# Invariant subspaces of a linear transformation with distinct eigenvalues

This is a more general problem than the one in this post. More precisely, assume that $T$ is a linear transformation of a vector space $V$ of dimension $n$ and that $T$ has $n$ distinct eigenvalues. How many invariant subspaces of T?

Here is my try: It is clear that if $v_1,\dots, v_n$ are eigenvectors corresponding to $n$ distinct eigenvalues of $T$, then these vectors form a basis of $V$ and any subset of this basis generates an invariant subspace of $f$.

Now I want to show that any invariant subspace of $f$ should be realised by that way. Suppose that $W$ is such a subspace of dimension $k$. If $k>\frac{n}{2}$ then by the dimension formula, $W$ has nontrivial intersection with one of spaces generated by $k$ vectors among $v_i$, and then using the proposition stated in the link above, we are done.

However I do not have any idea in the case $k\leq \frac{n}{2}$. (The case $k=1$ is easy, but for $k>1$ it seems to be complicated.)
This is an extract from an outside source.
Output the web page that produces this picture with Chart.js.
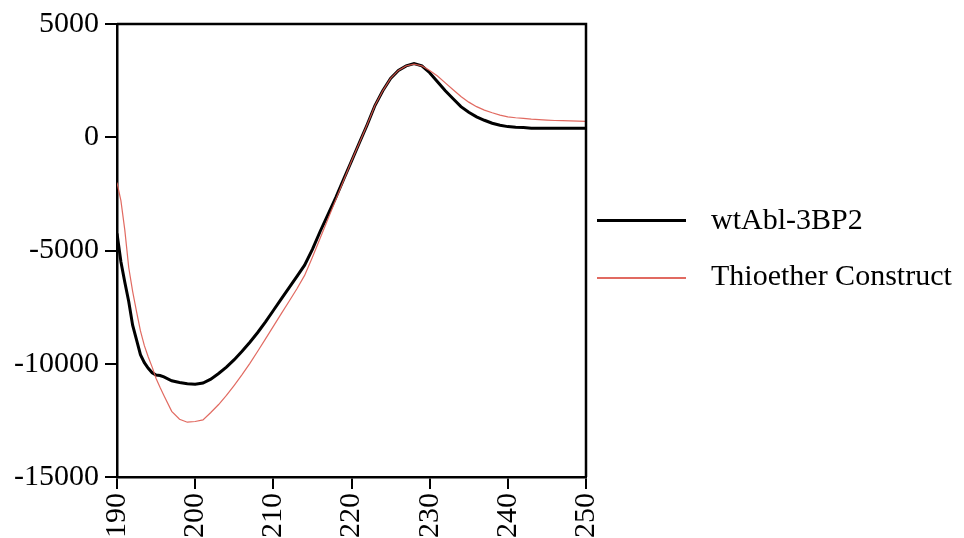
<!DOCTYPE html>
<html><head><meta charset="utf-8">
<script src="https://cdn.jsdelivr.net/npm/chart.js@4/dist/chart.umd.min.js"></script>
<style>
html,body{margin:0;padding:0;background:#fff;}
#wrap{position:relative;width:964px;height:538px;overflow:hidden;background:#fff;}
canvas{position:absolute;left:0;top:0;}
.leg{position:absolute;font-family:"Liberation Serif","Times New Roman",serif;font-size:30px;line-height:30px;color:#000;white-space:nowrap;}
.sw{position:absolute;}
</style></head><body>
<div id="wrap"><canvas id="c" width="964" height="538"></canvas></div>
<script>
// wavelength (nm)
const wavelength = [190,190.5,191,191.5,192,192.5,193,193.5,194,194.5,195,195.5,196,
  197,198,199,200,201,202,203,204,205,206,207,208,209,210,
  211,212,213,214,215,216,217,218,219,220,221,222,223,224,225,226,227,228,229,230,
  231,232,233,234,235,236,237,238,239,240,241,242,243,244,245,246,247,248,249,250];
// series values
const wtAbl = [-4250,-5500,-6400,-7250,-8300,-8950,-9600,-9950,-10200,-10400,-10500,-10520,-10580,
  -10750,-10830,-10880,-10900,-10850,-10680,-10430,-10150,-9820,-9450,-9050,-8620,-8150,-7650,
  -7150,-6650,-6150,-5650,-4950,-4150,-3400,-2650,-1850,-1050,-250,550,1400,2050,2600,2950,3150,3250,3150,2850,
  2450,2050,1700,1350,1100,900,750,620,530,470,440,430,400,400,400,400,400,400,400,400];
const thioether = [-2000,-2800,-4100,-5750,-6800,-7700,-8550,-9200,-9700,-10150,-10650,-11040,-11400,
  -12100,-12450,-12580,-12550,-12480,-12150,-11800,-11400,-10950,-10480,-9980,-9450,-8900,-8350,
  -7800,-7250,-6700,-6100,-5300,-4450,-3600,-2750,-1900,-1050,-250,550,1400,2050,2600,2950,3150,3230,3150,2950,
  2700,2400,2100,1800,1550,1350,1200,1080,980,900,860,830,800,780,760,740,730,720,710,700];
const seriesLabels = ['wtAbl-3BP2','Thioether Construct'];
const xTicks = [190,200,210,220,230,240,250];
const yTicks = [-15000,-10000,-5000,0,5000];

const FONT = {family:'"Liberation Serif","Times New Roman",serif', size:30};
const colors = ['#000000','rgba(222,90,80,0.9)'];
const widths = [3,1.2];

const framePlugin = {
  id:'frame',
  afterDatasetsDraw(chart){
    const {ctx, chartArea:a} = chart;
    ctx.save();
    ctx.strokeStyle = '#000';
    ctx.lineWidth = 2.5;
    ctx.beginPath();
    ctx.moveTo(a.left, a.top);
    ctx.lineTo(a.right, a.top);
    ctx.lineTo(a.right, a.bottom);
    ctx.stroke();
    ctx.restore();
  }
};

const chart = new Chart(document.getElementById('c'), {
  type:'line',
  data:{
    datasets:[
      {label:seriesLabels[0], data:wavelength.map((w,i)=>({x:w,y:wtAbl[i]})),
       borderColor:colors[0], borderWidth:widths[0], pointRadius:0, tension:0, fill:false, order:1},
      {label:seriesLabels[1], data:wavelength.map((w,i)=>({x:w,y:thioether[i]})),
       borderColor:colors[1], borderWidth:widths[1], pointRadius:0, tension:0, fill:false, order:0}
    ]
  },
  options:{
    responsive:false, animation:false, devicePixelRatio:1,
    layout:{padding:{top:24,right:378,left:0,bottom:0}},
    plugins:{legend:{display:false}, tooltip:{enabled:false}},
    scales:{
      x:{type:'linear', min:190, max:250,
        afterBuildTicks:s=>{s.ticks = xTicks.map(v=>({value:v}));},
        afterFit:s=>{s.height = 61;},
        ticks:{minRotation:90, maxRotation:90, font:FONT, color:'#000', padding:4},
        grid:{drawOnChartArea:false, drawTicks:true, tickLength:12, color:'#000', lineWidth:2},
        border:{color:'#000', width:2.5}
      },
      y:{type:'linear', min:-15000, max:5000,
        afterBuildTicks:s=>{s.ticks = yTicks.map(v=>({value:v}));},
        afterFit:s=>{s.width = 117;},
        ticks:{font:FONT, color:'#000', padding:6, callback:v=>String(v)},
        grid:{drawOnChartArea:false, drawTicks:true, tickLength:12, color:'#000', lineWidth:2},
        border:{color:'#000', width:2.5}
      }
    }
  },
  plugins:[framePlugin]
});

// legend (HTML, from dataset labels)
const wrap = document.getElementById('wrap');
const legPos = [{lineY:220, textTop:204},{lineY:278, textTop:260}];
chart.data.datasets.forEach((ds,i)=>{
  const sw = document.createElement('div');
  sw.className='sw';
  const h = ds.borderWidth;
  sw.style.cssText = `left:597px;top:${legPos[i].lineY - h/2}px;width:89px;height:${h}px;background:${ds.borderColor};`;
  wrap.appendChild(sw);
  const t = document.createElement('div');
  t.className='leg';
  t.style.left='711px';
  t.style.top=legPos[i].textTop+'px';
  t.textContent = ds.label;
  wrap.appendChild(t);
});
</script>
</body></html>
Can anyone help me? Thanks a lot!

If $W$ is an invariant subspace of $T$ then $T$ induces a transformation $T/W$ of $V/W$, and its restriction $T|_W$ to $W$ is a transformation of $W$.
By extending a basis for $W$ to a base of $V$, one then finds that the characteristic polynomial $\chi_T$ factors as $\chi_{T|_W} \chi_{T/W}$
Now, if $T$ has $n$ distinct eigenvalues this means that $\chi_T$ has $n$ distinct roots. Since $\chi_{T|_W}$ is a factor of degree $k$, it also has $k$ distinct roots, so there is a basis of $W$ made of eigenvectors of $T|_W$. Since eigenvectors of $T|_W$ are also eigenvectors of $T$, $W$ has a basis made of eigenvectors of $T$.
I don't think the problem is more general than the post you pointed to. If $T$ has $n$ distinct eigenvalues, then there is an eigenbasis for $V$, say $v_1, \ldots, v_n$. If $W$ is a $T$-invariant subspace, consider the maximal set $v_1, \ldots, v_k$ of these vectors that are in $W$. If these do not span $W$, look at any $w = a_1v_1 + \ldots + a_n v_n$ in $W$ that is not spanned by $v_1, \ldots v_k$. Replace $v_1, \ldots, v_n$ with $a_1 v_1, \ldots, a_nv_n$ and proceed the same way as in the answer to that post.